LSU BS ’00, UT Austin MS ’02, Clemson PhD ‘08
Professor of Chemistry and Director of Chemistry Research Center
United States Air Force Academy, Colorado Springs, CO
Scott Iacono was raised in Shreveport, LA, and attended Parkway High School. He continued his education at Louisiana State University where he participated in undergraduate research under the mentorship of Professors Bill Daly and David Spivak. Scott obtained his BS degree in Chemistry in 2000 and acknowledges the motivational influences of Professors Daly and Spivak as his inspiration to pursue graduate school.
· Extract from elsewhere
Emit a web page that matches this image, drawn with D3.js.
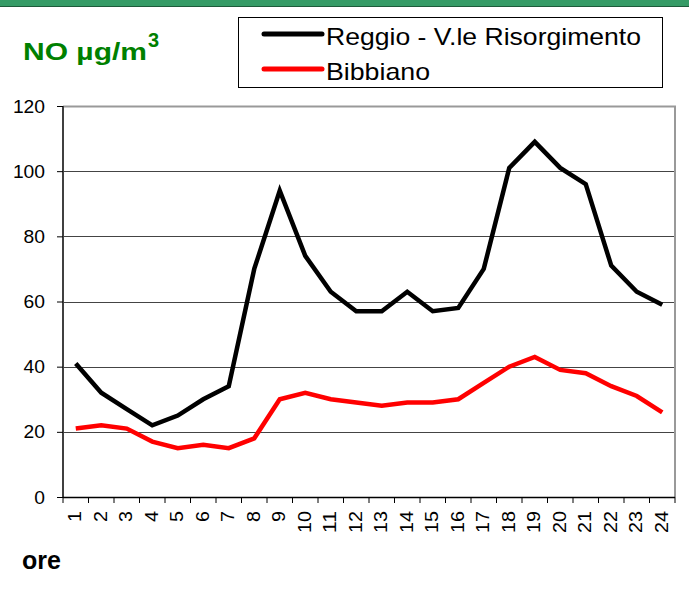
<!DOCTYPE html>
<html><head><meta charset="utf-8">
<script src="https://cdn.jsdelivr.net/npm/d3@7"></script>
<style>body{margin:0;background:#fff}svg{display:block;font-family:"Liberation Sans",Arial,sans-serif}</style>
</head><body><svg id="c" width="689" height="595"></svg>
<script>
const hours = ["1","2","3","4","5","6","7","8","9","10","11","12","13","14","15","16","17","18","19","20","21","22","23","24"];
const reggio = [41,32,27,22,25,30,34,70,94,74,63,57,57,63,57,58,70,101,109,101,96,71,63,59];
const bibbiano = [21,22,21,17,15,16,15,18,30,32,30,29,28,29,29,30,35,40,43,39,38,34,31,26];
const seriesNames = ["Reggio - V.le Risorgimento","Bibbiano"];
const seriesColors = ["#000000","#ff0000"];
const yTicks = [0,20,40,60,80,100,120];

const svg = d3.select("#c");
const L=63,R=675,T=106,B=497;
const FF = "Liberation Sans, Arial, sans-serif";
// top band
svg.append("rect").attr("x",0).attr("y",0).attr("width",689).attr("height",6).attr("fill","#359b66");
svg.append("line").attr("x1",0).attr("x2",689).attr("y1",6.5).attr("y2",6.5).attr("stroke","#1d5a3a").attr("stroke-width",1);

const x = d3.scaleBand().domain(hours).range([L,R]);
const y = d3.scaleLinear().domain([0,120]).range([B,T]);

// gridlines
svg.append("g").selectAll("line").data(yTicks.filter(d=>d>0&&d<120)).join("line")
  .attr("x1",L).attr("x2",R).attr("y1",d=>Math.round(y(d))+0.5).attr("y2",d=>Math.round(y(d))+0.5)
  .attr("stroke","#444").attr("stroke-width",1);
// plot border top/right
svg.append("path").attr("d",`M${L},${T+0.5}H${R}V${B}`).attr("fill","none").attr("stroke","#999").attr("stroke-width",2);

// y axis
const ya = svg.append("g").attr("transform",`translate(${L},0)`)
  .call(d3.axisLeft(y).tickValues(yTicks).tickSize(6).tickPadding(12))
  .attr("font-size",19).attr("font-family",FF);
ya.select(".domain").attr("stroke","#404040").attr("stroke-width",2).attr("d",`M0,${T}V${B}`);
ya.selectAll(".tick line").attr("stroke","#000");
ya.selectAll(".tick text").attr("fill","#000")
  .attr("textLength",d=>String(d).length*10.7).attr("lengthAdjust","spacingAndGlyphs");

// x axis
const xa = svg.append("g").attr("transform",`translate(0,${B})`)
  .call(d3.axisBottom(x).tickSize(0).tickPadding(0))
  .attr("font-size",19).attr("font-family",FF);
xa.select(".domain").attr("stroke","#000").attr("stroke-width",1.5).attr("d",`M${L},0.5H${R}`);
xa.selectAll(".tick text").attr("fill","#000")
  .attr("transform","rotate(-90)").attr("text-anchor","end").attr("x",-14).attr("y",-1).attr("dy","0.35em").attr("dx",0)
  .attr("textLength",d=>d.length*11).attr("lengthAdjust","spacingAndGlyphs");
// boundary ticks
const bounds = hours.map(h=>x(h)).concat([R]);
svg.append("g").selectAll("line").data(bounds).join("line")
  .attr("x1",d=>d).attr("x2",d=>d).attr("y1",B).attr("y2",B+6).attr("stroke","#000").attr("stroke-width",1);

// lines
const line = d3.line().x((d,i)=>x(hours[i])+x.bandwidth()/2).y(d=>y(d));
[reggio,bibbiano].forEach((s,i)=>{
  svg.append("path").datum(s).attr("d",line).attr("fill","none")
    .attr("stroke",seriesColors[i]).attr("stroke-width",4.5).attr("stroke-linejoin","miter").attr("stroke-miterlimit",4);
});

// title
svg.append("text").attr("x",23).attr("y",60).attr("fill","#008000").attr("font-weight","bold")
  .style("font-size","24px").attr("textLength",124).attr("lengthAdjust","spacingAndGlyphs").text("NO µg/m");
svg.append("text").attr("x",148).attr("y",47).attr("fill","#008000").attr("font-weight","bold")
  .style("font-size","20px").text("3");

// legend
svg.append("rect").attr("x",238.5).attr("y",17.5).attr("width",424).attr("height",70).attr("fill","#fff").attr("stroke","#000").attr("stroke-width",1);
const legW = [315,104];
seriesNames.forEach((n,i)=>{
  const yy = 34 + i*35;
  svg.append("line").attr("x1",264).attr("x2",322).attr("y1",yy).attr("y2",yy).attr("stroke",seriesColors[i]).attr("stroke-width",5).attr("stroke-linecap","round");
  svg.append("text").attr("x",326).attr("y",yy+11).style("font-size","24px").attr("fill","#000")
    .attr("textLength",legW[i]).attr("lengthAdjust","spacingAndGlyphs").text(n);
});

svg.append("text").attr("x",22).attr("y",569).attr("font-weight","bold").style("font-size","25px").attr("fill","#000").text("ore");
</script></body></html>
After LSU, Scott obtained a MS degree in chemistry from The University of Texas at Austin in 2002. He was commissioned into the Air Force as a Scientist/Officer and began working under the Aerospace Systems Directorate at Edwards Air Force Base, CA, synthesizing inorganic-organic hybrid fluorosilicones for solid rocket motor propulsion component. Scott was supported through graduate school by the Air Force advanced degree program. He received his PhD in organic/polymer chemistry from Clemson University in 2008.
In 2010, Scott joined the Department of Chemistry at the United States Air Force Academy and has since been promoted to Professor and concurrently serves as the Chemistry Research Center Director. His current research efforts focus on organofluorine methodologies for monomer development for fluorosilicone polymers, metallized fluoropolymer composites, and fulvene-based conjugated polymers for light harvesting applications.
Scott has authored 65 peer-reviewed publications, 120 conference proceedings, 7 book chapters, 2 patents, and 2 edited books. His service activities in the ACS Division of Polymer Chemistry include chairing internationally recognized symposia such as the Fluoropolymer and Silicon Containing Polymers Workshops. He is a member of the editorial board of Polymer International and is a Fellow of the ACS Division of Polymer Chemistry.
When asked if there was anything he would do differently in his career-to-date, Scott responded, “No. My ‘do-over’ moments are my learning moments that have allowed me to build a better professional attitude.” His advice to current chemistry majors at LSU is to “Take the time to enjoy your ‘university’ experience. I wish I spent more time embracing many of my non-technical classes, especially in the liberal arts and humanities. LSU is richly filled with international faculty and the experiences they have shared will last my lifetime.”